Answering the phone WAS: Licensing snafu

Bill Akers billa at mgmindustries.com
Wed Sep 19 12:31:24 PDT 2007


Walter Vaughan wrote:
> Barry Wiseman wrote:
> 
>>Of course, we're speaking of a company that actually answers 
>>their phone....
> 
> 
> Yesterday I answered the phone.
> 
> Let me preface this with I am pretty race agnostic. My best friend in college is 
> from Pakistan. My bother in law is Asiatic, and I have a sister in law who is 
> Hispanic. My sons ususally have anywhere from 2-6 friends over all the time on 
> the weekends and they run from every the poorest to the richest in North 
> Carolina, and every color in the rainbow. I could do a whole lot better, but I 
> consider myself okay around anyone even if I am the whitest white boy in NC (I 
> don't tan).
> 
> So.
> 
> I get this cold call from PCMall with this person who is now my account manager. 
> Fine, I'll listen for a few minutes. The only problem is that I can't understand 
> a word he's saying. People in Bangalore India need jobs too. But golly gee wiz, 
> I ask him to repeat things several times, and It's just making me crazy that now 
> I am feeling xenophobic. "Can't they find some farmers wife in North Dakota to 
> make these calls?", is all I am thinking. Do we have to shift all the jobs to India?

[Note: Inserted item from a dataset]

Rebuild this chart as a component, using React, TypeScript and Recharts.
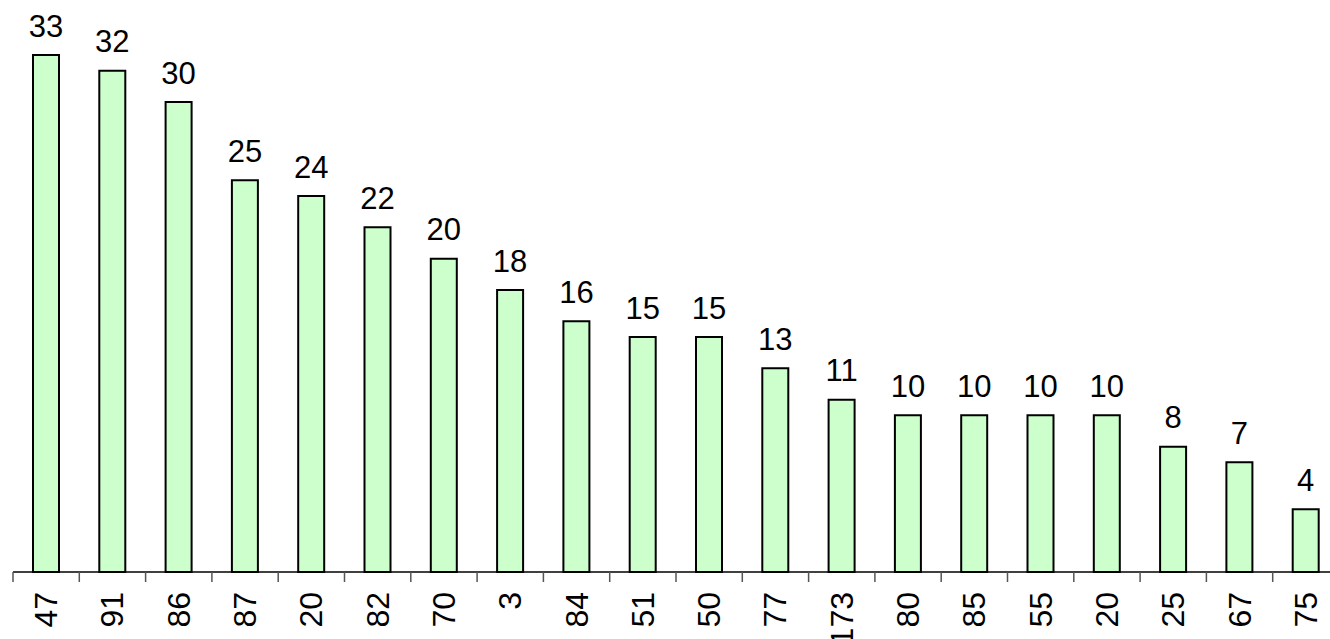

The lack of American English skills is easy to handle. I just tell 
them to put someone on the phone that speaks a brand of American 
English or just don't call back and then if they try to continue 
their unintelligible mutterings, I just hang up. Most don't call 
back and I don't know that I am, or my company is, losing anything 
from that. I don't feel that there is anything racist or ethnic 
about asking the caller and their company to respect YOU enough to 
try to address you in a language you understand. If you made an 
unsolicited phone call to a business person in Bangalore India they 
would expect you to make a very strong effort to make yourself 
understood, rather than you being able to insist that they had to 
make a strong effort to understand your American English.